Why ECAD–MCAD Collaboration Is Essential to Design for Manufacturability (DFM)

Modern products compress complex electronics and precise mechanics into tighter spaces and shorter schedules, pushing Design for Manufacturability (DFM) across traditional domain boundaries. DFM now spans electrical, mechanical, thermal, and manufacturing concerns that interact in increasingly complex ways.

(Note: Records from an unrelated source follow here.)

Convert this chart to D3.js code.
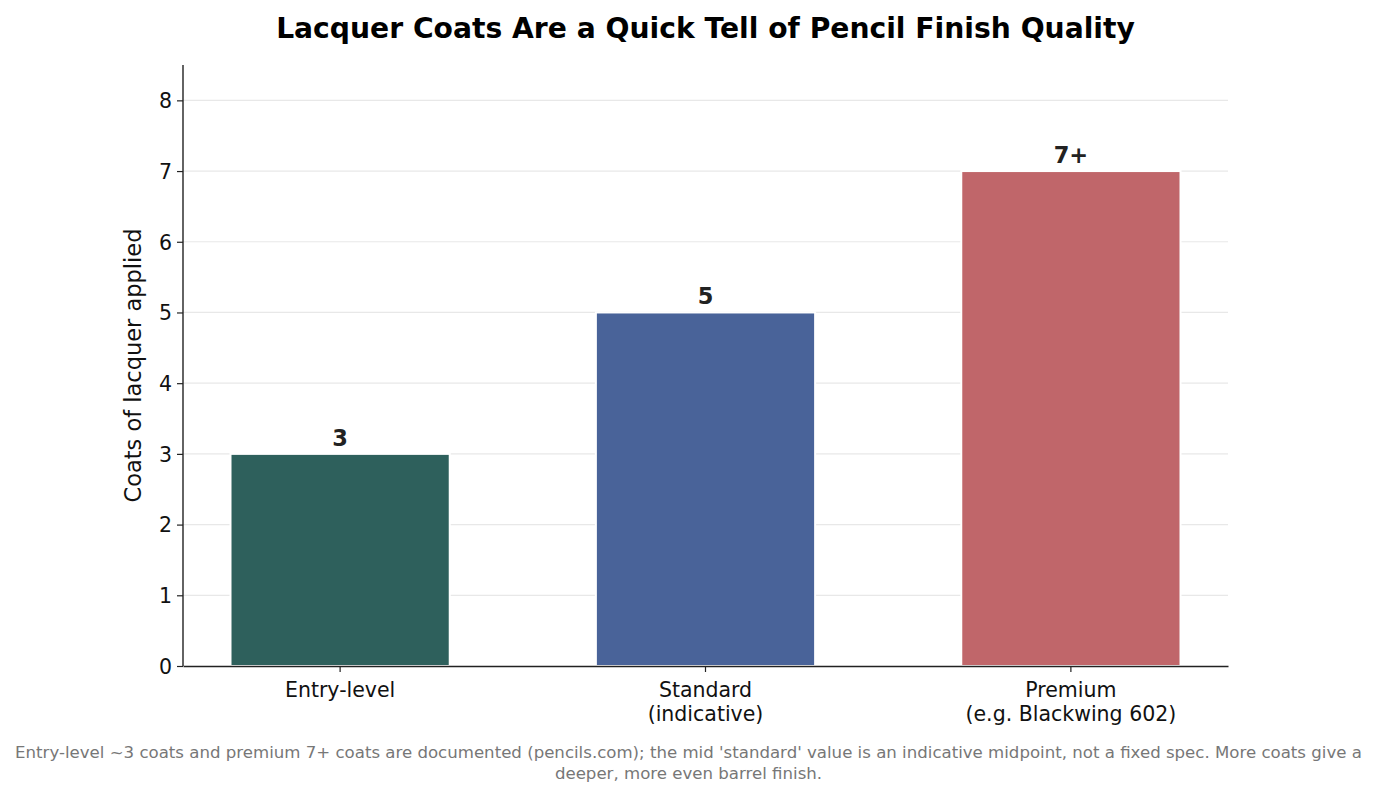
<!DOCTYPE html>
<html>
<head>
<meta charset="utf-8">
<script src="https://cdn.jsdelivr.net/npm/d3@7"></script>
<style>
  body { margin: 0; background: #fff; }
  svg text { font-family: "DejaVu Sans", sans-serif; }
</style>
</head>
<body>
<script>
const [width, height] = [1377, 797];
const margin = {top: 65, right: 149, bottom: 131, left: 183};

const categories = ['Entry-level', 'Standard\n(indicative)', 'Premium\n(e.g. Blackwing 602)'];
const coats = [3, 5, 7];
const valueLabels = ['3', '5', '7+'];
const barColors = ['#2e605c', '#496399', '#c0666a'];
const yTicks = [0, 1, 2, 3, 4, 5, 6, 7, 8];

const data = categories.map((c, i) => ({cat: c, value: coats[i], label: valueLabels[i], color: barColors[i]}));

const svg = d3.select('body')
  .append('svg')
  .attr('width', width)
  .attr('height', height);

const x = d3.scaleBand()
  .domain(categories)
  .range([margin.left, width - margin.right])
  .paddingInner(0.4)
  .paddingOuter(0.13);

const y = d3.scaleLinear()
  .domain([0, 8.5])
  .range([height - margin.bottom, margin.top]);

// grid
svg.append('g')
  .attr('class', 'grid')
  .selectAll('line')
  .data(yTicks.filter(d => d > 0))
  .enter()
  .append('line')
  .attr('x1', margin.left)
  .attr('x2', width - margin.right)
  .attr('y1', d => y(d))
  .attr('y2', d => y(d))
  .attr('stroke', '#e8e8e8')
  .attr('stroke-width', 1.2);

// bars
svg.append('g')
  .selectAll('rect')
  .data(data)
  .enter()
  .append('rect')
  .attr('x', d => x(d.cat))
  .attr('y', d => y(d.value))
  .attr('width', x.bandwidth())
  .attr('height', d => y(0) - y(d.value))
  .attr('fill', d => d.color)
  .attr('stroke', '#fff')
  .attr('stroke-width', 2);

// value labels
svg.append('g')
  .selectAll('text')
  .data(data)
  .enter()
  .append('text')
  .attr('x', d => x(d.cat) + x.bandwidth() / 2)
  .attr('y', d => y(d.value) - 8)
  .attr('text-anchor', 'middle')
  .attr('font-size', '22.5px')
  .attr('font-weight', 'bold')
  .attr('fill', '#222')
  .text(d => d.label);

// y axis
const g_y = svg.append('g')
  .attr('transform', `translate(${margin.left}, 0)`)
  .call(d3.axisLeft(y).tickValues(yTicks).tickSize(6).tickPadding(5));
g_y.select('.domain').attr('stroke', '#222').attr('stroke-width', 1.4)
  .attr('d', `M0,${y(8.5)}V${y(0)}`);
g_y.selectAll('.tick line').attr('stroke', '#222').attr('stroke-width', 1.2);
g_y.selectAll('.tick text')
  .attr('font-size', '20.5px')
  .attr('font-family', 'DejaVu Sans')
  .attr('fill', '#111')
  .attr('dy', '0.36em');

// x axis
const g_x = svg.append('g')
  .attr('transform', `translate(0, ${y(0)})`)
  .call(d3.axisBottom(x).tickSize(6).tickPadding(10).tickSizeOuter(0));
g_x.select('.domain').attr('stroke', '#222').attr('stroke-width', 1.4);
g_x.selectAll('.tick line').attr('stroke', '#222').attr('stroke-width', 1.2);
g_x.selectAll('.tick text')
  .attr('font-size', '20.5px')
  .attr('font-family', 'DejaVu Sans')
  .attr('fill', '#111')
  .each(function(d) {
    const t = d3.select(this);
    const lines = d.split('\n');
    t.text(null);
    lines.forEach((ln, i) => {
      t.append('tspan')
        .attr('x', 0)
        .attr('dy', i === 0 ? '0.71em' : '1.18em')
        .text(ln);
    });
  });

// y label
svg.append('text')
  .attr('transform', `translate(141, ${(y(0) + y(8.5)) / 2}) rotate(-90)`)
  .attr('text-anchor', 'middle')
  .attr('font-size', '22.5px')
  .attr('fill', '#111')
  .text('Coats of lacquer applied');

// title
svg.append('text')
  .attr('x', (margin.left + width - margin.right) / 2)
  .attr('y', 38)
  .attr('text-anchor', 'middle')
  .attr('font-size', '28.2px')
  .attr('font-weight', 'bold')
  .attr('fill', '#000')
  .text('Lacquer Coats Are a Quick Tell of Pencil Finish Quality');

// footnote
const notes = [
  "Entry-level ~3 coats and premium 7+ coats are documented (pencils.com); the mid 'standard' value is an indicative midpoint, not a fixed spec. More coats give a",
  "deeper, more even barrel finish."
];
svg.append('g')
  .selectAll('text')
  .data(notes)
  .enter()
  .append('text')
  .attr('x', width / 2)
  .attr('y', (d, i) => 758 + i * 21)
  .attr('text-anchor', 'middle')
  .attr('font-size', '16.6px')
  .attr('fill', '#777')
  .text(d => d);
</script>
</body>
</html>
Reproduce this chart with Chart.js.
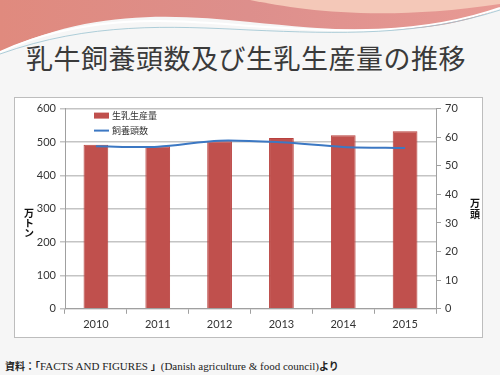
<!DOCTYPE html>
<html>
<head>
<meta charset="utf-8">
<script src="https://cdn.jsdelivr.net/npm/chart.js@4"></script>
<style>
  body { margin: 0; width: 500px; height: 375px; background: #f6f6f6; position: relative; overflow: hidden; }
  #wave { position: absolute; left: 0; top: 0; }
  #title { position: absolute; left: 26px; top: 38px; font-family: "Noto Sans CJK JP"; font-size: 27px; color: #3a3a3a; letter-spacing: 0.5px; white-space: nowrap; }
  #box { position: absolute; left: 14px; top: 97px; width: 469px; height: 241px; background: #fff; border: 1px solid #bdbdbd; box-sizing: border-box; }
  #source { position: absolute; left: 5px; top: 358px; font-family: "Liberation Serif", "Noto Sans CJK JP"; font-size: 11px; color: #222; white-space: nowrap; }
  #source b { font-family: "Noto Sans CJK JP"; font-size: 10px; }
</style>
</head>
<body>
<svg id="wave" width="500" height="60" viewBox="0 0 500 60">
  <defs>
    <linearGradient id="g1" x1="0" y1="0" x2="1" y2="0">
      <stop offset="0" stop-color="#e08a7e"/>
      <stop offset="0.5" stop-color="#dd8f8c"/>
      <stop offset="1" stop-color="#e89a94"/>
    </linearGradient>
  </defs>
  <path d="M0 0 H500 V8 C430 40 330 30 250 22 C170 14 90 10 0 52 Z" fill="url(#g1)"/>
  <path d="M250 0 C300 10 380 22 500 4 V0 Z" fill="#f4c8b8"/>
  <path d="M0 52 C90 12 170 20 250 26 C340 32 420 36 500 8" fill="none" stroke="#ffffff" stroke-width="2"/>
  <path d="M0 54 C90 22 170 26 250 30 C340 34 420 36 500 10" fill="none" stroke="#9bc3d0" stroke-width="0.8"/>
</svg>
<div id="title">乳牛飼養頭数及び生乳生産量の推移</div>
<div id="box"><canvas id="milkChart" width="469" height="241"></canvas></div>
<div id="source"><b>資料：「</b>FACTS AND FIGURES <b>」</b>(Danish agriculture &amp; food council)<b>より</b></div>
<script>
var years = ["2010", "2011", "2012", "2013", "2014", "2015"];
var milkOutput = [492, 487, 502, 512, 520, 532];   // 万トン
var cowCount = [56.8, 56.7, 58.8, 58.2, 56.6, 56.2]; // 万頭
var leftTicks = [0, 100, 200, 300, 400, 500, 600];
var rightTicks = [0, 10, 20, 30, 40, 50, 60, 70];

var barColor = '#c0504d';
var lineColor = '#3c78c3';

// legend drawn inside the plot area, top-left
var innerLegend = {
  id: 'innerLegend',
  afterDraw: function(chart) {
    var ctx = chart.ctx;
    var bars = chart.data.datasets[1], line = chart.data.datasets[0];
    var x = chart.chartArea.left + 29;
    var y = chart.chartArea.top + 7;
    ctx.save();
    ctx.font = '9px "Noto Sans CJK JP"';
    ctx.textBaseline = 'middle';
    ctx.fillStyle = bars.backgroundColor;
    ctx.fillRect(x, y - 3, 15, 6);
    ctx.fillStyle = '#333';
    ctx.fillText(bars.label, x + 18, y);
    y += 15;
    ctx.strokeStyle = line.borderColor;
    ctx.lineWidth = 2;
    ctx.beginPath();
    ctx.moveTo(x, y);
    ctx.lineTo(x + 15, y);
    ctx.stroke();
    ctx.fillText(line.label, x + 18, y);
    ctx.restore();
  }
};

// stacked vertical axis titles
var axisTitles = {
  id: 'axisTitles',
  afterDraw: function(chart) {
    var ctx = chart.ctx;
    var mid = (chart.chartArea.top + chart.chartArea.bottom) / 2;
    ctx.save();
    ctx.font = 'bold 10px "Noto Sans CJK JP"';
    ctx.fillStyle = '#111';
    ctx.textAlign = 'center';
    ctx.textBaseline = 'middle';
    ['万', 'ト', 'ン'].forEach(function(c, i) { ctx.fillText(c, 14, mid + 5 + i * 10); });
    ['万', '頭'].forEach(function(c, i) { ctx.fillText(c, 460, mid - 5 + i * 11); });
    ctx.restore();
  }
};

Chart.defaults.font.family = "Lato";
Chart.defaults.font.size = 11;
Chart.defaults.color = "#333";

var chart = new Chart(document.getElementById("milkChart"), {
  data: {
    labels: years,
    datasets: [
      {
        type: 'line',
        label: '飼養頭数',
        data: cowCount,
        yAxisID: 'y1',
        borderColor: lineColor,
        borderWidth: 2,
        pointRadius: 0,
        tension: 0.3,
        order: 0
      },
      {
        type: 'bar',
        label: '生乳生産量',
        data: milkOutput,
        yAxisID: 'y',
        backgroundColor: barColor,
        borderColor: '#b8403d',
        borderWidth: 1,
        barPercentage: 0.4,
        categoryPercentage: 1,
        order: 1
      }
    ]
  },
  options: {
    responsive: false,
    animation: false,
    layout: { padding: { left: 0, right: 0, top: 6, bottom: 4 } },
    plugins: {
      legend: { display: false },
      tooltip: { enabled: false }
    },
    scales: {
      x: {
        offset: true,
        grid: { display: true, drawOnChartArea: false, offset: true, color: '#a0a0a0', tickLength: 5 },
        border: { color: '#a0a0a0' },
        ticks: { font: { size: 11 }, padding: 4 }
      },
      y: {
        position: 'left',
        min: 0, max: 600,
        afterBuildTicks: function(axis) { axis.ticks = leftTicks.map(function(v) { return { value: v }; }); },
        grid: { color: '#c4c4c4', lineWidth: 1.5, tickLength: 5 },
        border: { color: '#a0a0a0' },
        ticks: { padding: 4 },
        afterFit: function(axis) { axis.width = 50; }
      },
      y1: {
        position: 'right',
        min: 0, max: 70,
        afterBuildTicks: function(axis) { axis.ticks = rightTicks.map(function(v) { return { value: v }; }); },
        grid: { drawOnChartArea: false, color: '#a0a0a0', tickLength: 5 },
        border: { color: '#a0a0a0' },
        ticks: { padding: 4 },
        afterFit: function(axis) { axis.width = 48; }
      }
    }
  },
  plugins: [innerLegend, axisTitles]
});
</script>
</body>
</html>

This complexity makes ECAD–MCAD collaboration essential. Working around a shared product model allows electrical and mechanical teams to improve manufacturability, decrease re-spins, and achieve more predictable ramp-to-volume.

Key Takeaways

• ECAD–MCAD collaboration has become a core DFM lever. Shared product models pull fit, clearance, connector alignment, and serviceability issues into earlier design cycles, reducing late re-spins.
• DFM spans electrical and mechanical domains, with variations determined by manufacturers’ capabilities. Manage fabrication and assembly constraints as design inputs and validate them early as enclosure, placement, and stackup decisions evolve.
• Strong co-design functions as a repeatable workflow. With shared context, traceable updates, and 3D-aware reviews, teams keep decisions tied to the current design state. 

How DFM Naturally Spans ECAD and MCAD

DFM decisions rarely live in a single tool or discipline, as several core dimensions inherently require ECAD–MCAD co-design. DFM and design-for-assembly (DFA) constraints also vary by manufacturer capability, making it essential for teams to use them as design inputs and validate them early with chosen fabrication and assembly partners.

Enclosure-driven Constraints

Board outlines, keepouts, and component height limits all derive from mechanical packaging, yet they control routing density, layer usage, and manufacturability on the electrical side. Tight ECAD–MCAD loops allow outlines, stiffeners, and mounting holes to evolve while layout stays within buildable boundaries. Without coordination, constraint changes can invalidate entire layouts, forcing components to shift or increasing layer counts.

Assembly and Test

Pick-and-place reach, reflow shadowing, probe access, and fixture design depend on how boards, enclosures, and subassemblies come together in 3D. When ECAD can see mechanical keepouts and MCAD can see realistic component envelopes and test hardware, DFM checks become part of the design process.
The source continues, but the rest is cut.